Catholic actor Eduardo Verastegui portrays Anacleto Gonzalez Flores in a scene from the movie "For Greater Glory." (CNS photo/ARC Entertainment)

WASHINGTON (CNS) — One might think actor Eduardo Verastegui would have fond memories of his first English-language movie, 2003’s “Chasing Papi,” because it gave him a chance to share the screen with Sofia Vergara, who has since become a breakout star thanks to her role in the ABC comedy “Modern Family.”

But Verastegui’s most cherished memories come not from the film, but from the fact that he had to learn English to make the movie. That led him to an English teacher who challenged him in more ways than learning English pronunciation and syntax.

“Her name was Jasmine,” Verastegui, a Catholic, told Catholic News Service during a May 4 interview in Washington to promote a new movie, “For Greater Glory.” “She really started questioning the important things.”

During his six months of tutoring, he said, Jasmine would ask him such questions as “What is the purpose of life? How are you using your talents? Are you trying to elevate human dignity, or are you not? Who do you live for? Who do you die for?”

From all of this, Verastegui said, “I realized I was not happy. Something inside was missing. I don’t know what.”

In time, he came to believe that he should use his talents only in life-affirming screen projects. Out went the “telenovelas” the Mexican-born actor cut his teeth on. In came Metanoia Films, which Verastegui created to bring his new vision to life. The first fruit was “Bella,” which found him starring and producing, in a tale about a young man’s efforts to convince a single pregnant woman to not go through with a planned abortion.

It later led to “Little Boy,” which started three years ago and is only now in post-production. Verastegui plays a priest in the film, but is also its producer and executive producer. The movie deals with a boy’s wish to have his father come back safely from World War II, so he engages in the corporal works of mercy in hopes of hastening the war’s end. It originally had a budget of $59 million, Verastegui said, but by filming in Mexico he was able to slash it to $25 million.

“You just can’t decide, ‘I’m going to make a movie,’ and tomorrow you start making the movie,” Verastegui told CNS.

Regarding “For Greater Glory,” he said he was intrigued about it but was first embarrassed. “It was an American person asking me about Mexican history, my own history. I was 30 years old. … It was embarrassing to me” to not know. There was no mention at home, at school or elsewhere about the Cristero War of the 1920s in which Catholics took up arms to contest the Mexican government’s systematic repression of religion, he said.

Verastegui said he wanted to tackle the story in a movie, but “I was a first-time producer. I was not ready to do the film.” About three years ago, he heard from Pablo Jose Barroso, the producer of “For Greater Glory,” saying he had a script and wanted Verastegui in the film.

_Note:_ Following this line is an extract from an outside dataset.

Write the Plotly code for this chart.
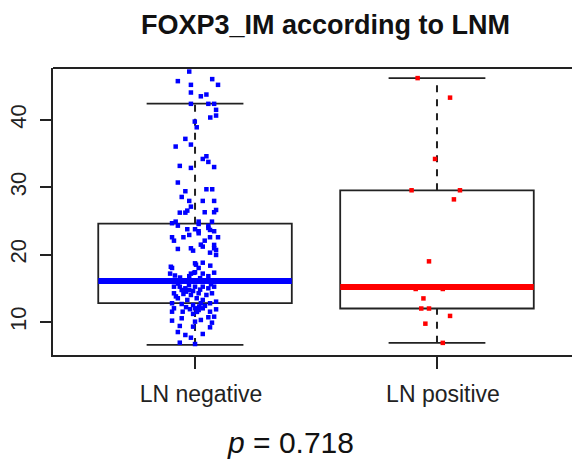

But Verastegui was busy with “Little Boy,” and could not commit to a heavy filming schedule. Barroso offered him the part of Anacleto Gonzalez Flores, a lawyer and journalist. Verastegui took it, saying he was proud to portray the “Gandhi of Mexico” in the movie. He went to Mexico and filmed all his scenes in 10 days.

Gonzalez, who was well known in Mexico for his philosophy of nonviolent resistance, was tortured and murdered by army soldiers in April 1927 in Guadalajara. He was beatified in 2005.

In his review of “For Greater Glory,” CNS’ John Mulderig called it a “powerful historical drama” that “packs an emotional wallop. In fact, moviegoers of a more sensitive disposition will be unlikely to escape without tears.”

The movie was classified A-III — adults — by CNS for “considerable action violence with some gore, the torture of a child and at least one mildly vulgar term.”